The company said Monday evening that unspecified “bottlenecks” had led it to produce just 260 of its new Model 3 electric vehicles in the recently ended third quarter. That’s well below the company’s earlier production forecast of 1,500 cars, which start at $35,000, and well below Tesla’s other vehicles.

Tesla founder and chief executive Elon Musk has often said that he aspires to serve mid-market consumers and thus sell cars in much larger volume over time compared to the relatively small luxury market that Tesla target with its early releases. The latest data were definitely a setback in that transition, but investors’ reaction was mixed.


Tesla shares tumbled nearly 3 percent in early trading Tuesday, but recovered by late afternoon to post a 1 percent gain. Tesla recently traded above $345 a share, up more than 60 percent so far this year.

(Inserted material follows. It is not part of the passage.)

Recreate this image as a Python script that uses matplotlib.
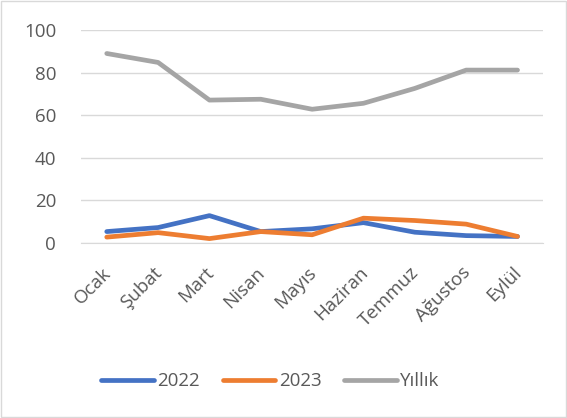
import numpy as np
import matplotlib.pyplot as plt
from matplotlib.patches import Rectangle
from matplotlib.transforms import ScaledTranslation

aylar = ["Ocak", "Şubat", "Mart", "Nisan", "Mayıs", "Haziran", "Temmuz", "Ağustos", "Eylül"]
y2022 = [5.3, 7.2, 12.8, 5.3, 6.6, 9.5, 5.0, 3.4, 3.0]
y2023 = [2.7, 4.8, 2.0, 5.3, 3.8, 11.6, 10.5, 8.8, 3.0]
yillik = [89.0, 84.8, 67.1, 67.5, 62.8, 65.6, 72.6, 81.2, 81.2]

plt.rcParams['font.family'] = ['Open Sans', 'DejaVu Sans']
yazi = "#595959"

fig = plt.figure(figsize=(5.67, 4.18), dpi=100)
ax = fig.add_axes([0.143, 0.419, 0.815, 0.509])
x = np.arange(len(aylar))
ax.plot(x, y2022, color="#4472C4", lw=3.4, label="2022", solid_capstyle="round")
ax.plot(x, y2023, color="#ED7D31", lw=3.4, label="2023", solid_capstyle="round")
ax.plot(x, yillik, color="#A5A5A5", lw=3.4, label="Yıllık", solid_capstyle="round")

ax.set_xlim(-0.5, len(aylar) - 0.5)
ax.set_ylim(0, 100)
ax.set_yticks(range(0, 101, 20))
ax.grid(axis="y", color="#D9D9D9", lw=1)
ax.set_axisbelow(True)
for s in ["top", "right", "left"]:
    ax.spines[s].set_visible(False)
ax.spines["bottom"].set_color("#D9D9D9")
ax.tick_params(length=0, labelsize=13.5, labelcolor=yazi)
ax.tick_params(axis="y", pad=18)
ax.tick_params(axis="x", pad=15)
ax.set_xticks(x)
ax.set_xticklabels(aylar, rotation=45, ha="right", rotation_mode="anchor")
kay = ScaledTranslation(-5 / 100, 0, fig.dpi_scale_trans)
for t in ax.get_xticklabels():
    t.set_transform(t.get_transform() + kay)

ax.legend(loc="center", bbox_to_anchor=(0.41, -0.65), ncol=3, frameon=False,
          fontsize=13.5, labelcolor=yazi, handlelength=2.8, handletextpad=0.2,
          columnspacing=1.2)

fig.patches.append(Rectangle((0.002, 0.002), 0.996, 0.996, transform=fig.transFigure,
                             fill=False, edgecolor="#D9D9D9", lw=1))
fig.savefig("out.png", dpi=100)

Tesla was helped as the day went along by upbeat remarks from analysts at Morgan Stanley, who characterized the Model 3 production issues as par for the course for a new vehicle launch. The carmaker also rode the tide of a strong day for the stock market overall, with market benchmarks look set on their second-consecutive record high closing price.

That momentum was apparently enough to counteract the verdict on Tesla from analysts at Goldman Sachs, who reiterated their “sell” rating on the carmaker Tuesday and lowered their financial forecasts for the company in the weak of its weak Model 3 production.

Other notable developments:

  • Including all models, Tesla produced a company record 26,150 vehicles in the third quarter, up 4.5 percent from the year-ago period. Strong output of its Model S and Model X vehicles helped to offset the weak Model 3 production.
  • For investors, the vehicle production numbers are a precursor to Tesla’s quarterly profit report, which isn’t due out for another several weeks. Tesla has been unprofitable through most of its life as a public company, dating back to 2010. It last posted a quarterly profit in the third quarter of 2016, when it earned $21.9 million, or 14 cents a share.
  • Tesla posted net losses totaling more than $700 million through the first half of 2017. For the full year, analysts’ consensus expectation is that that the company will lose more than $1.5 billion, according to FactSet.

Those who bet Tesla shares will keep rising say that, while it is speculative investment, the bet could pay off quickly down the line once the company perfects its product formula. Judging by the performance of Tesla’s stock, that argument is currently winning.